Ronald E. Majors

The purpose of this installment of "Sample Prep Perspectives" is to review some of the modern and perhaps novel miniaturized LLE techniques to give readers an idea where these techniques can be used to solve sample preparation challenges. Here I will focus on techniques that duplicate the classical LLE experiment, in which users can choose the same two immiscible phases that would be used in separatory funnel extractions. Techniques such as stir-bar coated extractions (3) and in-tube solid-phase microextraction (SPME) (4) will not be discussed because they involve the use of polymeric materials such as polydimethylsiloxane or polypyrrole as the organic phase rather than the more conventional water-immiscible organic solvents.

The simplicity and low cost of SPME, developed by Pawliszyn and coworkers (5) in 1990, has made it into a popular sampling and sample preparation technique for gas chromatography (GC) and to a lesser extent for liquid chromatography (LC). In SPME, a fiber coated with a stationary phase is placed into a solution or headspace and analytes diffuse or are moved by convection into the stationary phase. The concentrated analytes are transferred to a chromatography column by thermal desorption (GC) or liquid extraction (LC). The popularity of the technique has spurred the development of similar technologies.

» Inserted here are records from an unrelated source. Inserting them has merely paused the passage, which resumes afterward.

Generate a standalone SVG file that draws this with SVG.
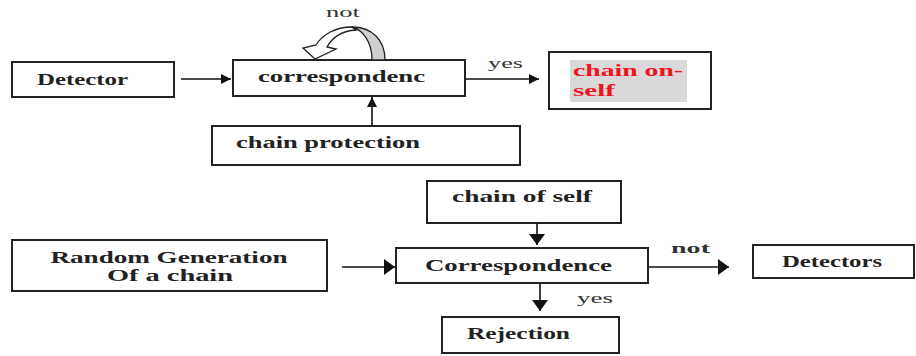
<svg xmlns="http://www.w3.org/2000/svg" width="916" height="356" viewBox="0 0 916 356">
<style>
.box{fill:#fff;stroke:#222;stroke-width:2}
.t{font-family:"Liberation Serif","Times New Roman",serif;font-weight:bold;font-size:17px;fill:#222}
.red{fill:#f0141e}
.lbl{font-family:"Liberation Serif","Times New Roman",serif;font-size:15px;fill:#333}
.line{stroke:#111;stroke-width:1.6;fill:none}
</style>
<defs>
<marker id="ah" viewBox="0 0 10 10" refX="10" refY="5" markerWidth="10" markerHeight="10" markerUnits="userSpaceOnUse" orient="auto">
<path d="M0,0 L10,5 L0,10 Z" fill="#111"/>
</marker>
<marker id="ahb" viewBox="0 0 11 16" refX="11" refY="8" markerWidth="11" markerHeight="16" markerUnits="userSpaceOnUse" orient="auto">
<path d="M0,0 L11,8 L0,16 Z" fill="#111"/>
</marker>
</defs>
<rect width="916" height="356" fill="#fff"/>

<g id="detector">
<rect class="box" x="12" y="62" width="162" height="35"/>
<text class="t" x="37" y="85" textLength="91" lengthAdjust="spacingAndGlyphs">Detector</text>
</g>
<g id="correspondenc">
<rect class="box" x="233" y="60" width="232" height="36"/>
<text class="t" x="258" y="82" textLength="167" lengthAdjust="spacingAndGlyphs">correspondenc</text>
</g>
<g id="chain-protection">
<rect class="box" x="212" y="126" width="308" height="39"/>
<text class="t" x="236" y="148" textLength="184" lengthAdjust="spacingAndGlyphs">chain protection</text>
</g>
<g id="chain-on-self">
<rect class="box" x="549" y="52" width="162" height="57"/>
<rect x="570" y="60" width="117" height="42" fill="#d9d9d9"/>
<text class="t red" x="573" y="76" textLength="110" lengthAdjust="spacingAndGlyphs">chain on-</text>
<text class="t red" x="573" y="96" textLength="42" lengthAdjust="spacingAndGlyphs">self</text>
</g>
<g id="chain-of-self">
<rect class="box" x="427" y="181" width="194" height="42"/>
<text class="t" x="452" y="202" textLength="140" lengthAdjust="spacingAndGlyphs">chain of self</text>
</g>
<g id="random-generation">
<rect class="box" x="12" y="240" width="315" height="51"/>
<text class="t" x="169" y="263" text-anchor="middle" textLength="237" lengthAdjust="spacingAndGlyphs">Random Generation</text>
<text class="t" x="170" y="281" text-anchor="middle" textLength="126" lengthAdjust="spacingAndGlyphs">Of a chain</text>
</g>
<g id="correspondence">
<rect class="box" x="396" y="248" width="252" height="35"/>
<text class="t" x="425" y="271" textLength="187" lengthAdjust="spacingAndGlyphs">Correspondence</text>
</g>
<g id="detectors">
<rect class="box" x="753" y="245" width="161" height="33"/>
<text class="t" x="782" y="267" textLength="100" lengthAdjust="spacingAndGlyphs">Detectors</text>
</g>
<g id="rejection">
<rect class="box" x="442" y="317" width="177" height="36"/>
<text class="t" x="467" y="339" textLength="103" lengthAdjust="spacingAndGlyphs">Rejection</text>
</g>

<g id="connectors">
<line class="line" x1="181" y1="79" x2="231" y2="79" marker-end="url(#ah)"/>
<line class="line" x1="372" y1="126" x2="372" y2="97" marker-end="url(#ah)"/>
<line class="line" x1="466" y1="79" x2="539" y2="79" marker-end="url(#ah)"/>
<line class="line" x1="537" y1="223" x2="537" y2="245" marker-end="url(#ahb)"/>
<line class="line" x1="342" y1="267" x2="395" y2="267" marker-end="url(#ahb)"/>
<line class="line" x1="649" y1="267" x2="729" y2="267" marker-end="url(#ahb)"/>
<line class="line" x1="540" y1="284" x2="540" y2="311" marker-end="url(#ahb)"/>
<path d="M352,27 C335,27 322,35 316,45 L303,48 L315,59 L336,49 L327,47 C332,38 341,31 356,30 Z" fill="#fff" stroke="#222" stroke-width="1.3"/>
<path d="M385,60 C385,40 372,27 352,27 C363,30 372,42 372,60 Z" fill="#cfcfcf" stroke="#222" stroke-width="1.3"/>
<text class="lbl" x="326" y="17" textLength="34" lengthAdjust="spacingAndGlyphs">not</text>
<text class="lbl" x="488" y="68" textLength="35" lengthAdjust="spacingAndGlyphs">yes</text>
<text class="lbl" x="671" y="253" style="font-weight:bold" textLength="39" lengthAdjust="spacingAndGlyphs">not</text>
<text class="lbl" x="577" y="303" textLength="36" lengthAdjust="spacingAndGlyphs">yes</text>
</g>
</svg>
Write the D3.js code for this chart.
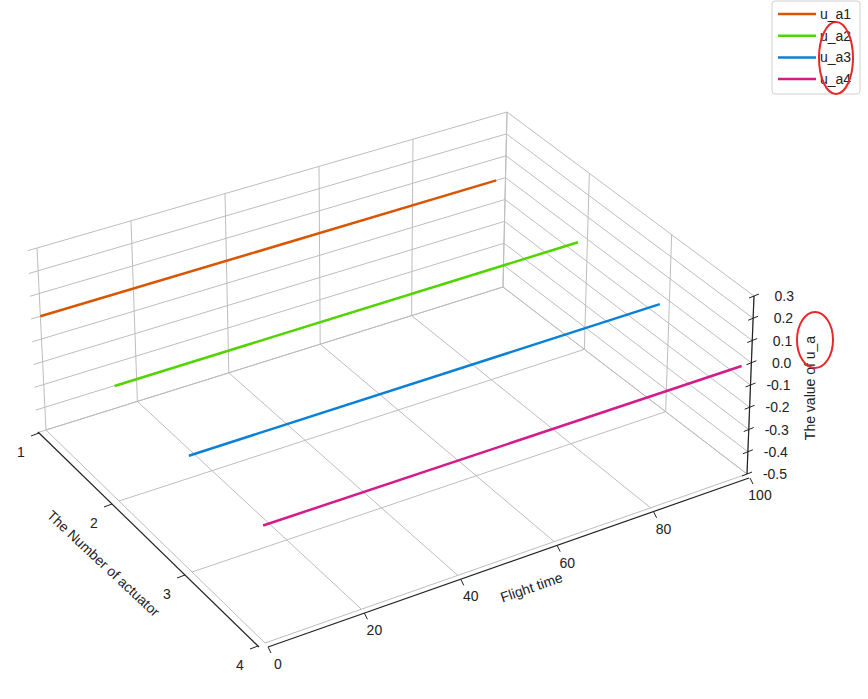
<!DOCTYPE html>
<html>
<head>
<meta charset="utf-8">
<script src="https://d3js.org/d3.v7.min.js"></script>
<style>
  body { margin: 0; background: #fff; }
  text { font-family: Arial, "Liberation Sans", sans-serif; font-size: 14px; fill: #222; }
</style>
</head>
<body>
<svg id="main" width="868" height="699"></svg>
<script>
  // data
  const seriesNames = ["u_a1", "u_a2", "u_a3", "u_a4"];
  const actuators = [1, 2, 3, 4];
  const colors = ["#d95500", "#52d400", "#0a80d6", "#d41a8c"];
  const flightTime = [0, 98];
  const values = [[0, 0], [0, 0], [0, 0], [0, 0]];
  const xTicks = [0, 20, 40, 60, 80, 100];
  const zTicks = [-0.5, -0.4, -0.3, -0.2, -0.1, 0.0, 0.1, 0.2, 0.3];

  const svg = d3.select("#main");

  // box corners on screen (floor and top)
  const A = [265, 643], B = [747, 474], C = [46, 430], D = [503, 287];
  const A2 = [262, 455], B2 = [754, 296], C2 = [37, 248], D2 = [507, 112];

  const xs = d3.scaleLinear().domain([0, 100]).range([0, 1]);
  const ys = d3.scaleLinear().domain([4, 1]).range([0, 1]);
  const zs = d3.scaleLinear().domain([-0.5, 0.3]).range([0, 1]);

  function bil(p, q, r, s, u, v) {
    return [0, 1].map(i => (1 - u) * (1 - v) * p[i] + u * (1 - v) * q[i] + (1 - u) * v * r[i] + u * v * s[i]);
  }
  function P(x, y, z) {
    const u = xs(x), v = ys(y), w = zs(z);
    const f = bil(A, B, C, D, u, v), t = bil(A2, B2, C2, D2, u, v);
    return [f[0] + (t[0] - f[0]) * w, f[1] + (t[1] - f[1]) * w];
  }
  const line = d3.line();
  function seg(p, q, color, width) {
    svg.append("path").attr("d", line([p, q])).attr("stroke", color)
      .attr("stroke-width", width).attr("fill", "none");
  }
  const gridC = "#bdbdbd";

  // floor grid
  xTicks.forEach(x => seg(P(x, 1, -0.5), P(x, 4, -0.5), gridC, 1));
  actuators.forEach(y => seg(P(0, y, -0.5), P(100, y, -0.5), gridC, 1));
  // back wall y=1 (lines run a little past the left edge, as in the picture)
  xTicks.forEach(x => seg(P(x, 1, -0.5), P(x, 1, 0.3), gridC, 1));
  zTicks.forEach(z => seg(P(-2, 1, z), P(100, 1, z), gridC, 1));
  // side wall x=100
  actuators.forEach(y => seg(P(100, y, -0.5), P(100, y, 0.3), gridC, 1));
  zTicks.forEach(z => seg(P(100, 1, z), P(100, 4, z), gridC, 1));

  // series
  seriesNames.forEach((n, i) => {
    const pts = flightTime.map((t, j) => P(t, actuators[i], values[i][j]));
    svg.append("path").attr("d", line(pts)).attr("stroke", colors[i])
      .attr("stroke-width", 2.5).attr("fill", "none");
  });

  // axes
  const off = (p, dx, dy) => [p[0] + dx, p[1] + dy];
  seg(off(P(0, 4, -0.5), 3, 4), off(P(100, 4, -0.5), 2, 4), "#222", 1.2);
  xTicks.forEach(x => {
    const p = off(P(x, 4, -0.5), 3, 4);
    seg(p, off(p, 3, 6), "#222", 1);
    svg.append("text").attr("x", p[0] + 10).attr("y", p[1] + 22)
      .attr("text-anchor", "middle").text(x);
  });
  seg(off(P(0, 1, -0.5), -8, 2), off(P(0, 4, -0.5), -6, 4), "#222", 1.2);
  actuators.forEach(y => {
    const p = off(P(0, y, -0.5), -7, 3);
    seg(p, off(p, -8, 3), "#222", 1);
    svg.append("text").attr("x", p[0] - 18).attr("y", p[1] + 24)
      .attr("text-anchor", "middle").text(y);
  });
  seg(P(100, 4, -0.5), P(100, 4, 0.3), "#222", 1.2);
  zTicks.forEach(z => {
    const p = P(100, 4, z);
    seg(off(p, -5, 2), off(p, 5, -2), "#222", 1);
    svg.append("text").attr("x", p[0] + 40).attr("y", p[1] + 5)
      .attr("text-anchor", "end").text(z.toFixed(1));
  });

  // axis labels
  svg.append("text").attr("transform", "translate(533,592) rotate(-19)")
    .attr("text-anchor", "middle").text("Flight time");
  svg.append("text").attr("transform", "translate(100,567) rotate(43)")
    .attr("text-anchor", "middle").text("The Number of actuator");
  svg.append("text").attr("transform", "translate(815,388) rotate(-90)")
    .attr("text-anchor", "middle").text("The value of u_a");

  // legend
  const lg = svg.append("g");
  lg.append("rect").attr("x", 772).attr("y", 1).attr("width", 88).attr("height", 93)
    .attr("rx", 3).attr("fill", "#fff").attr("stroke", "#d0d0d0");
  seriesNames.forEach((n, i) => {
    const y = 14 + i * 21.7;
    lg.append("line").attr("x1", 778).attr("x2", 816).attr("y1", y).attr("y2", y)
      .attr("stroke", colors[i]).attr("stroke-width", 2.5);
    lg.append("text").attr("x", 820).attr("y", y + 5).text(n);
  });

  // red annotation circles
  svg.append("ellipse").attr("cx", 836).attr("cy", 58).attr("rx", 17).attr("ry", 36)
    .attr("fill", "none").attr("stroke", "#e8282b").attr("stroke-width", 2);
  svg.append("ellipse").attr("cx", 815).attr("cy", 340).attr("rx", 18).attr("ry", 28)
    .attr("fill", "none").attr("stroke", "#e8282b").attr("stroke-width", 2);
</script>
</body>
</html>
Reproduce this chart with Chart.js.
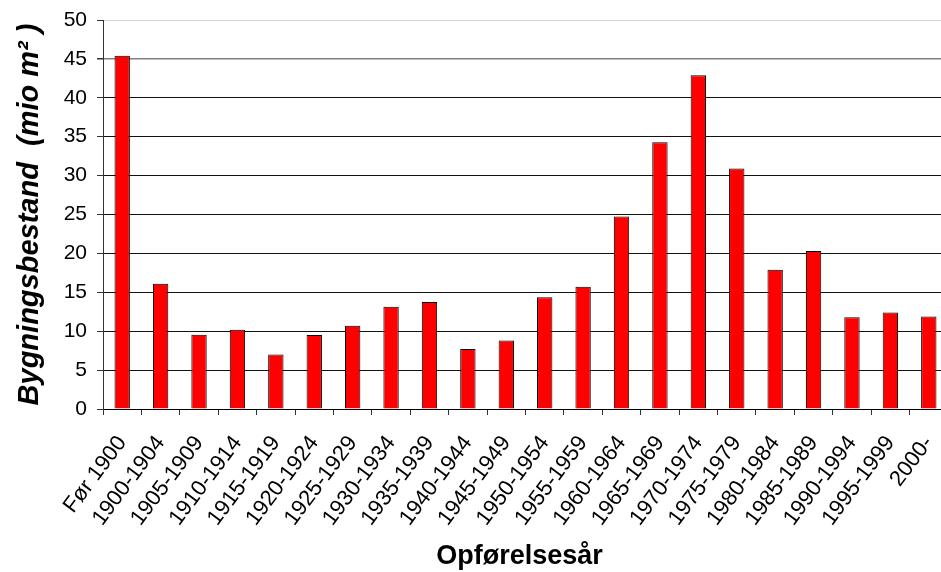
<!DOCTYPE html>
<html>
<head>
<meta charset="utf-8">
<script src="https://cdn.jsdelivr.net/npm/chart.js@4/dist/chart.umd.min.js"></script>
<style>
  html, body { margin: 0; padding: 0; background: #fff; overflow: hidden; }
  #wrap { position: relative; width: 950px; height: 572px; }
</style>
</head>
<body>
<div id="wrap"><canvas id="buildingChart"></canvas></div>
<script>
const periods = ["Før 1900", "1900-1904", "1905-1909", "1910-1914", "1915-1919", "1920-1924",
  "1925-1929", "1930-1934", "1935-1939", "1940-1944", "1945-1949", "1950-1954", "1955-1959",
  "1960-1964", "1965-1969", "1970-1974", "1975-1979", "1980-1984", "1985-1989", "1990-1994",
  "1995-1999", "2000-"]
const areaMio = [45.4, 16.1, 9.55, 10.2, 7.0, 9.5, 10.7, 13.15, 13.75, 7.7, 8.8, 14.35, 15.7,
  24.75, 34.3, 42.9, 30.9, 17.9, 20.3, 11.8, 12.4, 11.9]
const yMin = 0
const yMax = 50
const yStep = 5

const FONT = "'Liberation Sans', Arial, sans-serif"

// axis titles drawn by hand so they sit where the original puts them
const axisTitles = {
  id: "axisTitles",
  afterDraw(chart) {
    const { ctx, chartArea } = chart
    ctx.save()
    ctx.fillStyle = "#000"
    ctx.textAlign = "center"
    ctx.textBaseline = "middle"
    ctx.font = "bold 27px " + FONT
    ctx.fillText("Opførelsesår", (chartArea.left + chartArea.right) / 2 - 6, 557)

    ctx.translate(30, (chartArea.top + chartArea.bottom) / 2)
    ctx.rotate(-Math.PI / 2)
    ctx.font = "italic bold 29px " + FONT
    ctx.fillText("Bygningsbestand  (mio m² )", 0, 0)
    ctx.restore()
  },
}

document.addEventListener("DOMContentLoaded", () => {
  const ctx = document.getElementById("buildingChart")

  new Chart(ctx, {
    type: "bar",
    data: {
      labels: periods,
      datasets: [
        {
          label: "Bygningsbestand",
          data: areaMio,
          backgroundColor: "#ff0000",
          borderColor: "#000000",
          borderWidth: 1,
          barPercentage: 0.4,
          categoryPercentage: 1,
        },
      ],
    },
    options: {
      responsive: true,
      maintainAspectRatio: false,
      animation: false,
      layout: { padding: { top: 20, right: 2, left: 0, bottom: 0 } },
      scales: {
        x: {
          afterFit(scale) {
            scale.height = 163
            scale.paddingLeft = 0
            scale.paddingRight = 0
          },
          grid: {
            display: true,
            drawOnChartArea: false,
            drawTicks: true,
            tickLength: 6,
            color: "#333",
            offset: true,
          },
          border: { display: true, color: "#000", width: 1 },
          ticks: {
            color: "#000",
            font: { family: FONT, size: 22 },
            minRotation: 53,
            maxRotation: 53,
            autoSkip: false,
            padding: 16,
          },
        },
        y: {
          min: yMin,
          max: yMax,
          afterFit(scale) {
            scale.width = 103
            scale.paddingTop = 0
            scale.paddingBottom = 0
          },
          grid: {
            color: (c) => {
              if (c.tick && c.tick.value === 50) return "#d6d6d6"
              if (c.tick && c.tick.value === 45) return "#808080"
              return "#111"
            },
            lineWidth: (c) => (c.tick && c.tick.value === 45 ? 1.5 : 1),
            tickColor: "#333",
            tickLength: 6,
          },
          border: { display: true, color: "#333", width: 1 },
          ticks: {
            stepSize: yStep,
            color: "#000",
            font: { family: FONT, size: 21 },
            padding: 10,
          },
        },
      },
      plugins: {
        legend: { display: false },
        tooltip: { enabled: false },
      },
    },
    plugins: [axisTitles],
  })
})
</script>
</body>
</html>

One such technology, termed single-drop microextraction (SDME), describes a configuration in which a droplet of solvent contained at the end of a PTFE rod or GC syringe needle replaces the coated fiber. The analytes diffuse into this droplet in a similar manner as into the SPME fiber. The original work first described by Cantwell and Jeannot (6) was based upon the experiments of Liu and Dasgupta (7). The latter investigated gas molecules partitioning into liquid droplets. Wood and coauthors (8) recently reviewed the technique of headspace SDME.